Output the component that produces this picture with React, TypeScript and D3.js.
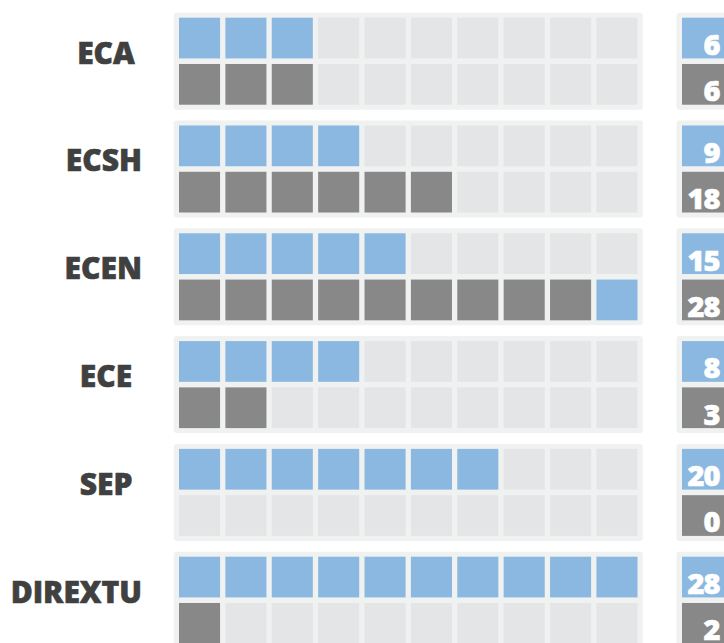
import React, { useEffect, useRef } from 'react';
import * as d3 from 'd3';

const categories = ['ECA', 'ECSH', 'ECEN', 'ECE', 'SEP', 'DIREXTU'];
const blueValues = [6, 9, 15, 8, 20, 28];
const grayValues = [6, 18, 28, 3, 0, 2];
const blueSquares = [3, 4, 5, 4, 7, 10];
const graySquares = [3, 6, 9, 2, 0, 1];
const grayOverflowBlue = [0, 0, 1, 0, 0, 0]; // extra blue squares after the gray ones

const COLS = 10;

const App: React.FC = () => {
  const svgRef = useRef<SVGSVGElement>(null);

  useEffect(() => {
    if (!svgRef.current) return;
    const svg = d3.select(svgRef.current);
    svg.selectAll('*').remove();

    const blue = '#8ab8e0';
    const gray = '#888888';
    const empty = '#e4e5e7';
    const panelBg = '#f0f1f1';
    const labelColor = '#404040';
    const font = '"Open Sans", Lato, sans-serif';

    const rowBand = d3.scaleBand<string>()
      .domain(categories)
      .range([12.7, 648.7])
      .paddingInner(0.1);

    const colBand = d3.scaleBand<number>()
      .domain(d3.range(COLS))
      .range([179, 637.5])
      .paddingInner(0.1145);

    const pad = 5.3;

    const rows = svg.selectAll('g.row')
      .data(categories)
      .enter().append('g')
      .attr('class', 'row')
      .attr('transform', d => `translate(0,${rowBand(d)})`);

    const h = rowBand.bandwidth();
    const subBand = d3.scaleBand<string>()
      .domain(['top', 'bottom'])
      .range([5, h - 5])
      .paddingInner(0.12);

    // panel background
    rows.append('rect')
      .attr('x', colBand(0)! - pad)
      .attr('y', 0)
      .attr('width', colBand(COLS - 1)! + colBand.bandwidth() + pad - (colBand(0)! - pad))
      .attr('height', h)
      .attr('rx', 3)
      .attr('fill', panelBg);

    rows.each(function (cat, i) {
      const g = d3.select(this);
      const cells: { row: string; col: number; fill: string }[] = [];
      for (let c = 0; c < COLS; c++) {
        cells.push({ row: 'top', col: c, fill: c < blueSquares[i] ? blue : empty });
        let f = empty;
        if (c < graySquares[i]) f = gray;
        else if (c < graySquares[i] + grayOverflowBlue[i]) f = blue;
        cells.push({ row: 'bottom', col: c, fill: f });
      }
      g.selectAll('rect.cell')
        .data(cells)
        .enter().append('rect')
        .attr('class', 'cell')
        .attr('x', d => colBand(d.col)!)
        .attr('y', d => subBand(d.row)!)
        .attr('width', colBand.bandwidth())
        .attr('height', subBand.bandwidth())
        .attr('fill', d => d.fill);

      // value box
      const vx = 676.5;
      g.append('rect')
        .attr('x', vx)
        .attr('y', 0)
        .attr('width', 90)
        .attr('height', h)
        .attr('rx', 3)
        .attr('fill', panelBg);

      const vals = [
        { row: 'top', v: blueValues[i], fill: blue },
        { row: 'bottom', v: grayValues[i], fill: gray },
      ];
      g.selectAll('rect.vbox')
        .data(vals)
        .enter().append('rect')
        .attr('class', 'vbox')
        .attr('x', vx + 5.5)
        .attr('y', d => subBand(d.row)!)
        .attr('width', 80)
        .attr('height', subBand.bandwidth())
        .attr('fill', d => d.fill);

      g.selectAll('text.val')
        .data(vals)
        .enter().append('text')
        .attr('class', 'val')
        .attr('x', 719.5)
        .attr('y', d => subBand(d.row)! + subBand.bandwidth() - 3.5)
        .attr('text-anchor', 'end')
        .attr('fill', '#ffffff')
        .attr('stroke', '#ffffff')
        .attr('stroke-width', 0.6)
        .style('font-family', font)
        .style('font-weight', '800')
        .style('font-size', '29px')
        .style('letter-spacing', '-1px')
        .text(d => String(d.v));

      // category label
      const label = g.append('text')
        .attr('y', 51)
        .attr('text-anchor', 'middle')
        .attr('fill', labelColor)
        .attr('stroke', labelColor)
        .attr('stroke-width', 0.6)
        .style('font-family', font)
        .style('font-weight', '800')
        .style('font-size', '30px')
        .text(cat);
      const w = (label.node() as SVGTextElement).getComputedTextLength();
      label.attr('x', Math.min(106, 142 - w / 2));
    });
  }, []);

  return (
    <svg
      ref={svgRef}
      width={724}
      height={643}
      style={{ position: 'absolute', left: 0, top: 0, background: '#ffffff' }}
    />
  );
};

export default App;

■ ■ ■ ■ ■ ■ ■

## [WRITTEN PROBLEM]
Exactly as they appear, print the lines of the listing above from its first line through the line that contains "import * as d3 from 'd3';", minus the pictures.

## [FINAL RESULT]
Output the component that produces this picture with React, TypeScript and D3.js.
import React, { useEffect, useRef } from 'react';
import * as d3 from 'd3';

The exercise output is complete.